An example of a technology Cenovus is ready to deploy commercially on a large scale is the solvent aided process (SAP) which injects a solvent such as butane into the reservoir to reduce the amount of steam needed to produce a bbl of bitumen on SAGD projects. This improves economics by cutting the amount of natural gas that has to be burned to boil water to make steam. That in turn reduces greenhouse gas emissions.
“That’s a very important new improvement in recovery technology that displaces some of the steam that we would inject otherwise and it has a 15 to 30 per cent improvement in all operating parameters and economic parameters,” the Cenovus CEO said.
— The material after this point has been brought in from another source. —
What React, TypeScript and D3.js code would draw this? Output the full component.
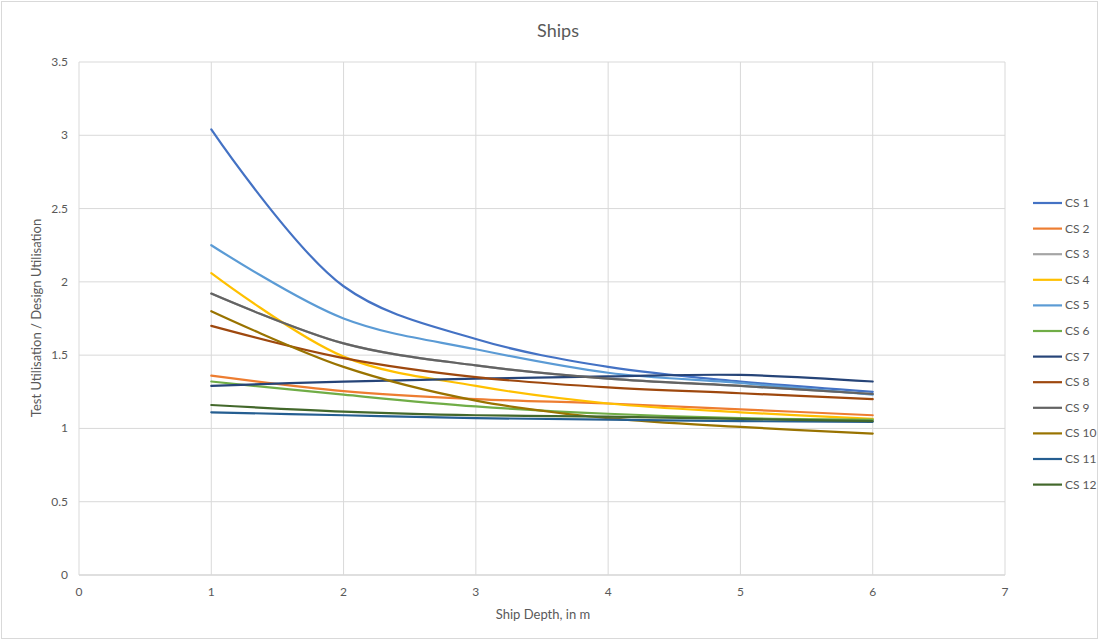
import React from "react";
import * as d3 from "d3";

const depths = [1, 2, 3, 4, 5, 6];
const seriesNames = ["CS 1","CS 2","CS 3","CS 4","CS 5","CS 6","CS 7","CS 8","CS 9","CS 10","CS 11","CS 12"];
const cs1 = [3.04, 1.97, 1.61, 1.42, 1.32, 1.25];
const cs2 = [1.36, 1.255, 1.20, 1.17, 1.13, 1.09];
const cs3 = [1.92, 1.58, 1.43, 1.34, 1.29, 1.235];
const cs4 = [2.06, 1.49, 1.29, 1.17, 1.11, 1.065];
const cs5 = [2.25, 1.75, 1.54, 1.38, 1.31, 1.23];
const cs6 = [1.32, 1.23, 1.15, 1.10, 1.07, 1.06];
const cs7 = [1.29, 1.32, 1.34, 1.355, 1.365, 1.32];
const cs8 = [1.70, 1.48, 1.35, 1.28, 1.24, 1.20];
const cs9 = [1.92, 1.58, 1.43, 1.34, 1.29, 1.235];
const cs10 = [1.80, 1.42, 1.19, 1.07, 1.01, 0.965];
const cs11 = [1.11, 1.09, 1.07, 1.06, 1.05, 1.045];
const cs12 = [1.16, 1.115, 1.09, 1.08, 1.065, 1.05];
const allSeries = [cs1, cs2, cs3, cs4, cs5, cs6, cs7, cs8, cs9, cs10, cs11, cs12];
const colors = ["#4472C4","#ED7D31","#A5A5A5","#FFC000","#5B9BD5","#70AD47","#264478","#9E480E","#636363","#997300","#255E91","#43682B"];
const xTicks = [0, 1, 2, 3, 4, 5, 6, 7];
const yTicks = [0, 0.5, 1, 1.5, 2, 2.5, 3, 3.5];

const FONT = "Lato, 'Open Sans', sans-serif";
const TXT = "#595959";

export default function App() {
  const x = d3.scaleLinear().domain([0, 7]).range([79, 1005]);
  const y = d3.scaleLinear().domain([0, 3.5]).range([575, 62]);
  const line = d3
    .line<[number, number]>()
    .x((d) => x(d[0]))
    .y((d) => y(d[1]))
    .curve(d3.curveCatmullRom.alpha(0.5));

  return (
    <svg width={1099} height={640} style={{ position: "absolute", left: 0, top: 0, background: "#fff" }} fontFamily={FONT}>
      <rect x={1.5} y={1.5} width={1096} height={637} fill="#fff" stroke="#D9D9D9" />
      <text x={558} y={37} textAnchor="middle" fontSize={18} fill={TXT}>Ships</text>
      {yTicks.map((t) => (
        <g key={"y" + t}>
          <line x1={79} x2={1005} y1={y(t)} y2={y(t)} stroke={t === 0 ? "#BFBFBF" : "#D9D9D9"} strokeWidth={1} />
          <text x={68} y={y(t) + 4} textAnchor="end" fontSize={12} fill={TXT}>{t}</text>
        </g>
      ))}
      {xTicks.map((t) => (
        <g key={"x" + t}>
          <line x1={x(t)} x2={x(t)} y1={62} y2={575} stroke="#D9D9D9" strokeWidth={1} />
          <text x={x(t)} y={596} textAnchor="middle" fontSize={12} fill={TXT}>{t}</text>
        </g>
      ))}
      <text x={543} y={619} textAnchor="middle" fontSize={13} fill={TXT}>Ship Depth, in m</text>
      <text transform={`translate(41,318) rotate(-90)`} textAnchor="middle" fontSize={13} fill={TXT}>Test Utilisation / Design Utilisation</text>
      {allSeries.map((s, i) => (
        <path key={"s" + i} d={line(s.map((v, j) => [depths[j], v] as [number, number])) || ""} fill="none" stroke={colors[i]} strokeWidth={2.2} strokeLinecap="round" />
      ))}
      {seriesNames.map((n, i) => {
        const ly = 203 + i * 25.6;
        return (
          <g key={"l" + i}>
            <line x1={1033} x2={1062} y1={ly} y2={ly} stroke={colors[i]} strokeWidth={2.2} />
            <text x={1065} y={ly + 4} fontSize={12} fill={TXT}>{n}</text>
          </g>
        );
      })}
    </svg>
  );
}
Oilsands producers are also reaping the benefits of advances in drilling technology.
“Five years ago we were pushing the envelope to be able to drill 700 to 800 metres in unconsolidated sand. Today we’re regularly drilling 1,400 to 1,600 metres,” Ferguson said.
By drilling a horizontal section that’s twice as long as in the past, and effectively putting twice the amount of steam into the reservoir from the same wellbore, the amount of surface facilities, and hence the surface footprint, can be cut in half.
The bottom line, however, will be whether the oilsands can compete for investment dollars, says Kruger.
“Capital will be attracted to the opportunities that offer the highest return. We in Canada cannot take those investments for granted,” he notes, adding that regulatory issues like export pipeline approvals, environmental assessments, and climate change regulation are all having an impact on the Canadian industry’s competitiveness.
“There’s a lot of dust in the air— evolving environmental and regulatory policies and procedures,” he explained. “As we get greater clarity on those and the impact on the business and the competitiveness, that will help us then determine what is next.”